Home > news > TSMC reiterates plans to commercially produce 28nm chips later in 2011
2011-07-14

TSMC reiterates plans to commercially produce 28nm chips later in 2011

Traci Su, Taipei; Jessie Shen
 
Pure-play foundry Taiwan Semiconductor Manufacturing Company (TSMC) has said that its plans to start commercial production of chips using 28nm process this year remains unchanged. TSMC expects 28nm chips to start contributing to company revenues in the third quarter of 2011, and sales from the advanced technology will account for 2-3% of its total wafer sales in the last quarter of the year.

TSMC also reiterated its target of 20% growth in 2011 consolidated revenues (denominated in US dollars).

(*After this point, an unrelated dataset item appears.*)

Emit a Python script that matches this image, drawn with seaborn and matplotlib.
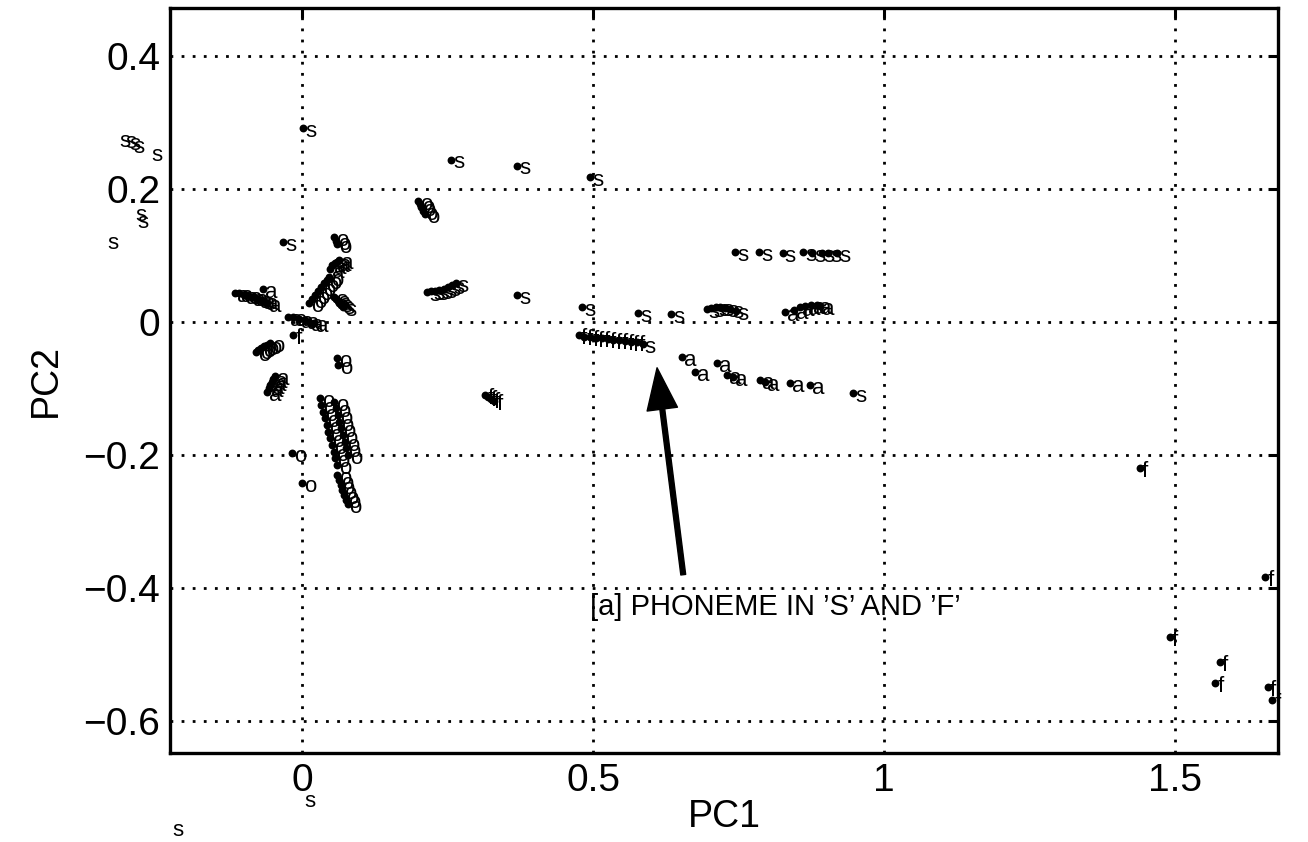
import pandas as pd
import matplotlib
matplotlib.use("Agg")
import matplotlib.pyplot as plt
import seaborn as sns

# PCA scores, grouped by phoneme label
s_pc1 = [-0.318, -0.308, -0.300, -0.293, -0.262, -0.290, -0.287, -0.338,
         0.002, 0.256, 0.369, 0.495, -0.033, 0.369, 0.481, 0.577, 0.634,
         0.744, 0.785, 0.826, 0.861, 0.876, 0.893, 0.904, 0.919, 0.947,
         0.000, -0.227,
         0.055, 0.058, 0.061, 0.064, 0.067, 0.070,
         0.215, 0.222, 0.229, 0.236, 0.243, 0.250, 0.257, 0.264,
         0.695, 0.703, 0.711, 0.719, 0.727, 0.735, 0.745, 0.585]
s_pc2 = [0.276, 0.275, 0.272, 0.268, 0.256, 0.165, 0.155, 0.123,
         0.292, 0.244, 0.235, 0.218, 0.120, 0.040, 0.023, 0.013, 0.012,
         0.105, 0.105, 0.104, 0.105, 0.104, 0.103, 0.103, 0.103, -0.107,
         -0.716, -0.760,
         0.038, 0.034, 0.031, 0.028, 0.025, 0.022,
         0.045, 0.046, 0.047, 0.048, 0.050, 0.052, 0.055, 0.058,
         0.020, 0.021, 0.022, 0.022, 0.021, 0.020, 0.017, -0.033]

a_pc1 = [-0.115, -0.108, -0.100, -0.094, -0.088, -0.082, -0.076, -0.070, -0.065, -0.060, -0.067,
         -0.025, -0.015, -0.005, 0.005, 0.012, 0.020,
         0.048, 0.052, 0.056, 0.060, 0.064,
         -0.060, -0.057, -0.055, -0.052, -0.050, -0.047,
         0.653, 0.675, 0.713, 0.730, 0.741, 0.787, 0.796, 0.838, 0.873,
         0.830, 0.845, 0.855, 0.865, 0.875, 0.885, 0.890]
a_pc2 = [0.044, 0.043, 0.041, 0.040, 0.038, 0.037, 0.035, 0.033, 0.031, 0.029, 0.050,
         0.008, 0.007, 0.005, 0.003, 0.000, -0.002,
         0.080, 0.085, 0.088, 0.090, 0.093,
         -0.105, -0.100, -0.095, -0.090, -0.086, -0.082,
         -0.053, -0.075, -0.062, -0.080, -0.083, -0.087, -0.090, -0.092, -0.095,
         0.015, 0.018, 0.022, 0.024, 0.025, 0.026, 0.024]

o_pc1 = [0.012, 0.017, 0.022, 0.027, 0.032, 0.037, 0.042, 0.047,
         0.055, 0.058, 0.060,
         0.200, 0.202, 0.205, 0.208, 0.211,
         -0.080, -0.075, -0.070, -0.065, -0.060, -0.055,
         0.060, 0.062,
         0.030, 0.033, 0.036, 0.039, 0.042, 0.045, 0.048, 0.051, 0.054, 0.057, 0.060,
         0.055, 0.058, 0.061, 0.064, 0.067, 0.070, 0.073, 0.076, 0.079,
         -0.017, 0.000,
         0.060, 0.063, 0.066, 0.069, 0.072, 0.075, 0.078]
o_pc2 = [0.028, 0.035, 0.041, 0.047, 0.053, 0.058, 0.063, 0.068,
         0.128, 0.122, 0.117,
         0.182, 0.177, 0.172, 0.167, 0.162,
         -0.045, -0.042, -0.040, -0.037, -0.035, -0.032,
         -0.055, -0.065,
         -0.115, -0.125, -0.135, -0.145, -0.155, -0.165, -0.175, -0.185, -0.195, -0.205, -0.215,
         -0.120, -0.130, -0.140, -0.150, -0.160, -0.170, -0.180, -0.190, -0.200,
         -0.197, -0.242,
         -0.230, -0.237, -0.245, -0.252, -0.260, -0.267, -0.274]

f_pc1 = [-0.015,
         0.315, 0.320, 0.325, 0.330,
         0.475, 0.485, 0.495, 0.505, 0.515, 0.525, 0.535, 0.545, 0.555, 0.565, 0.575,
         1.440, 1.655, 1.491, 1.577, 1.569, 1.660, 1.667]
f_pc2 = [-0.020,
         -0.110, -0.113, -0.116, -0.119,
         -0.020, -0.022, -0.023, -0.024, -0.025, -0.026, -0.027, -0.028, -0.029, -0.030, -0.031,
         -0.220, -0.383, -0.474, -0.511, -0.543, -0.549, -0.568]

x_ticks = [0, 0.5, 1, 1.5]
x_ticklabels = ["0", "0.5", "1", "1.5"]
y_ticks = [-0.6, -0.4, -0.2, 0, 0.2, 0.4]
y_ticklabels = ["\u22120.6", "\u22120.4", "\u22120.2", "0", "0.2", "0.4"]

df = pd.concat([
    pd.DataFrame({"PC1": s_pc1, "PC2": s_pc2, "label": "s"}),
    pd.DataFrame({"PC1": a_pc1, "PC2": a_pc2, "label": "a"}),
    pd.DataFrame({"PC1": o_pc1, "PC2": o_pc2, "label": "o"}),
    pd.DataFrame({"PC1": f_pc1, "PC2": f_pc2, "label": "f"}),
], ignore_index=True)

sns.set_style("white")
plt.rcParams["font.family"] = ["Liberation Sans", "DejaVu Sans"]
plt.rcParams["text.color"] = "black"
plt.rcParams["axes.labelcolor"] = "black"
plt.rcParams["xtick.color"] = "black"
plt.rcParams["ytick.color"] = "black"

fig = plt.figure(figsize=(13.08, 8.42), dpi=100)
ax = fig.add_axes([0.130, 0.1057, 0.847, 0.885])

sns.scatterplot(data=df, x="PC1", y="PC2", color="black", s=32,
                edgecolor="black", linewidth=0, legend=False, ax=ax, zorder=3)

# letter next to every point
for _, r in df.iterrows():
    ax.annotate(r["label"], (r["PC1"], r["PC2"]), xytext=(1.5, -2.5),
                textcoords="offset points", ha="left", va="center",
                fontsize=16, color="black", annotation_clip=False, zorder=4)

ax.set_xlim(-0.227, 1.677)
ax.set_ylim(-0.648, 0.472)
ax.set_xticks(x_ticks)
ax.set_xticklabels(x_ticklabels)
ax.set_yticks(y_ticks)
ax.set_yticklabels(y_ticklabels)
ax.tick_params(direction="in", length=7, width=2.2, labelsize=28,
               top=True, right=True, pad=7, colors="black")
ax.grid(True, color="black", linestyle=(0, (1, 3)), linewidth=2)
for sp in ax.spines.values():
    sp.set_linewidth(2.4)
    sp.set_color("black")
ax.set_xlabel("PC1", fontsize=27, labelpad=0)
ax.set_ylabel("PC2", fontsize=27, labelpad=14)

ax.annotate("", xy=(0.610, -0.069), xytext=(0.655, -0.380),
            arrowprops=dict(facecolor="black", edgecolor="black",
                            width=3.5, headwidth=22, headlength=30, shrink=0))
ax.text(0.495, -0.428, "[a] PHONEME IN \u2019S\u2019 AND \u2019F\u2019",
        fontsize=21, ha="left", va="center", color="black")

fig.savefig("out.png", dpi=100)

The remarks were made following speculation that launch of Nvidia's Kepler GPU generation may be pushed back to 2012 due to manufacturing issues at TSMC. However, according to Nvidia, its schedule has not changed. It expect to begin production in 2011 with products based on Kepler being available in 2012. AMD's upcoming Southern Islands GPU reportedly will have a similar schedule, industry sources have observed, with AMD also contracting TSMC to build the 28nm GPU generation.

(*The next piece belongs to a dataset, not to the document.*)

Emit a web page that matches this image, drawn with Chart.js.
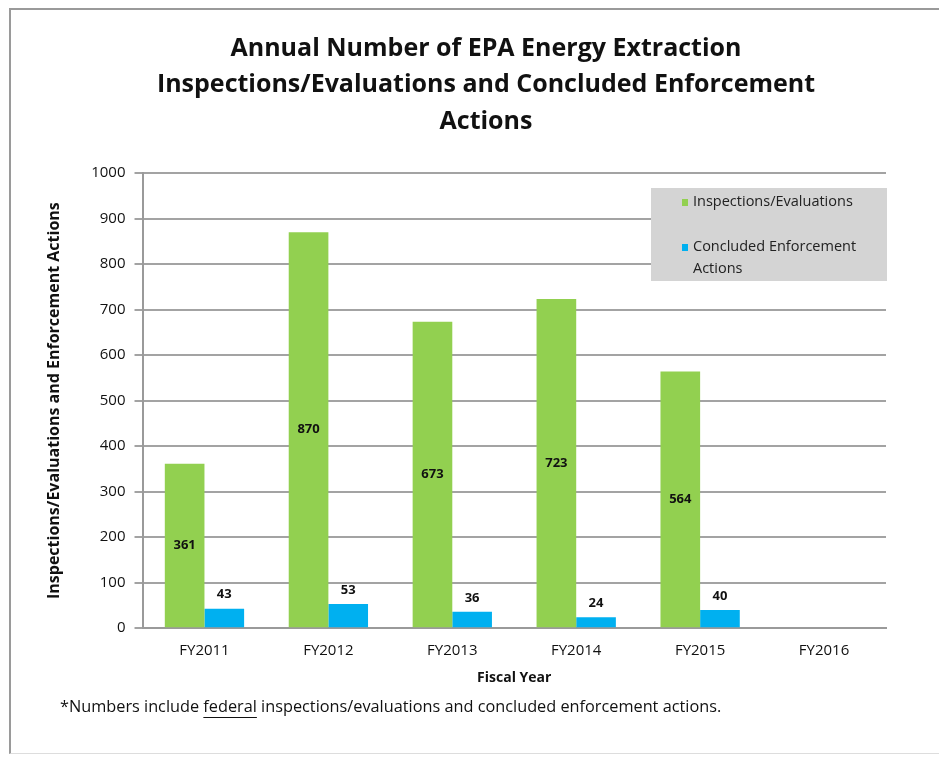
<!DOCTYPE html>
<html>
<head>
<meta charset="utf-8">
<script src="https://cdn.jsdelivr.net/npm/chart.js@4.4.1/dist/chart.umd.min.js"></script>
<style>
  html, body { margin: 0; padding: 0; background: #fff; }
  #wrap { position: relative; width: 939px; height: 760px; }
  #frame { position: absolute; left: 9px; top: 8px; width: 940px; height: 746px;
           border-left: 2px solid #9a9a9a; border-top: 2px solid #9a9a9a; border-bottom: 1px solid #dddddd; box-sizing: border-box; }
  canvas { position: absolute; left: 0; top: 0; }
</style>
</head>
<body>
<div id="wrap">
  <div id="frame"></div>
  <canvas id="epaChart" width="939" height="760"></canvas>
</div>
<script>
var years = ["FY2011", "FY2012", "FY2013", "FY2014", "FY2015", "FY2016"];
var inspections = [361, 870, 673, 723, 564, null];
var enforcement = [43, 53, 36, 24, 40, null];
var yTicks = [0, 100, 200, 300, 400, 500, 600, 700, 800, 900, 1000];
var titleLines = ["Annual Number of EPA Energy Extraction",
                  "Inspections/Evaluations and Concluded Enforcement",
                  "Actions"];

var FONT = "'Open Sans', 'Noto Sans', sans-serif";
var GREEN = "#92d050";
var BLUE = "#00b0f0";

// value labels: green ones centered in the bar, blue ones above
var barLabels = {
  id: "barLabels",
  afterDatasetsDraw: function(chart) {
    var ctx = chart.ctx;
    ctx.save();
    ctx.font = "bold 13px " + FONT;
    ctx.fillStyle = "#111";
    ctx.textAlign = "center";
    ctx.textBaseline = "middle";
    chart.data.datasets.forEach(function(ds, di) {
      var meta = chart.getDatasetMeta(di);
      meta.data.forEach(function(bar, i) {
        var v = ds.data[i];
        if (v === null || v === undefined) return;
        if (di === 0) {
          ctx.fillText(v, bar.x, (bar.y + bar.base) / 2);
        } else {
          ctx.fillText(v, bar.x, bar.y - 14);
        }
      });
    });
    ctx.restore();
  }
};

// title, grey legend box inside plot, footnote
var extras = {
  id: "extras",
  afterDraw: function(chart) {
    var ctx = chart.ctx;
    var a = chart.chartArea;
    ctx.save();

    ctx.font = "bold 25px " + FONT;
    ctx.fillStyle = "#111";
    ctx.textAlign = "center";
    ctx.textBaseline = "middle";
    var ty = [49, 85, 122];
    titleLines.forEach(function(t, i) { ctx.fillText(t, 486, ty[i]); });

    var bx = a.right - 235, by = a.top + 15, bw = 236, bh = 93;
    ctx.fillStyle = "#d4d4d4";
    ctx.fillRect(bx, by, bw, bh);
    ctx.font = "14.5px " + FONT;
    ctx.textAlign = "left";
    var ds = chart.data.datasets;
    ctx.fillStyle = ds[0].backgroundColor;
    ctx.fillRect(bx + 31, by + 11, 6, 7);
    ctx.fillStyle = "#222";
    ctx.fillText(ds[0].label, bx + 42, by + 14);
    ctx.fillStyle = ds[1].backgroundColor;
    ctx.fillRect(bx + 31, by + 56, 6, 7);
    ctx.fillStyle = "#222";
    ctx.fillText("Concluded Enforcement", bx + 42, by + 59);
    ctx.fillText("Actions", bx + 42, by + 81);

    // footnote
    ctx.font = "16.3px " + FONT;
    ctx.fillStyle = "#111";
    var fy = 707;
    var parts = ["*Numbers include ", "federal", " inspections/evaluations and concluded enforcement actions."];
    var x = 60;
    parts.forEach(function(p, i) {
      ctx.fillText(p, x, fy);
      var w = ctx.measureText(p).width;
      if (i === 1) {
        ctx.fillRect(x, fy + 10, w, 1);
      }
      x += w;
    });
    ctx.restore();
  }
};

new Chart(document.getElementById("epaChart").getContext("2d"), {
  type: "bar",
  data: {
    labels: years,
    datasets: [
      { label: "Inspections/Evaluations", data: inspections, backgroundColor: GREEN,
        barPercentage: 1.0, categoryPercentage: 0.64 },
      { label: "Concluded Enforcement Actions", data: enforcement, backgroundColor: BLUE,
        barPercentage: 1.0, categoryPercentage: 0.64 }
    ]
  },
  options: {
    responsive: false,
    animation: false,
    layout: { padding: { left: 39, right: 53, top: 173, bottom: 74 } },
    plugins: {
      legend: { display: false },
      tooltip: { enabled: false },
      title: { display: false }
    },
    scales: {
      x: {
        grid: { display: false, drawTicks: false },
        border: { display: true, color: "#9a9a9a", width: 2 },
        ticks: { color: "#111", font: { family: FONT, size: 15 }, padding: 14 },
        title: { display: true, text: "Fiscal Year", color: "#111",
                 font: { family: FONT, size: 14, weight: "bold" }, padding: { top: -5, bottom: 0 } }
      },
      y: {
        min: 0, max: 1000,
        afterBuildTicks: function(scale) {
          scale.ticks = yTicks.map(function(v) { return { value: v }; });
        },
        grid: { color: "#a3a3a3", lineWidth: 2, tickLength: 8, drawTicks: true },
        border: { display: true, color: "#9a9a9a", width: 2 },
        ticks: { color: "#111", font: { family: FONT, size: 15 }, padding: 9,
                 callback: function(v) { return String(v); } },
        title: { display: true, text: "Inspections/Evaluations and Enforcement Actions", color: "#111",
                 font: { family: FONT, size: 16, weight: "bold" }, padding: { top: 6, bottom: 18 } }
      }
    }
  },
  plugins: [barLabels, extras]
});
</script>
</body>
</html>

Nobunaga Chai, semiconductor analyst at Digitimes Research, has commented that any production transfer will need to go through a certain learning curve before the process attains satisfactory yields, and it is understandable that current yield rates for TSMC's 28nm are not mature. Especially for performance-driven devices like GPUs, improving the yield rate would require more time than that for products with simpler architectures like FPGAs.

However, TSMC should find it easier to improve its yields on 28nm compared to 40nm as the latter requires equipment upgrades, Chai said. The foundry previously spent about a year raising its 40nm process yields to a satisfactory level.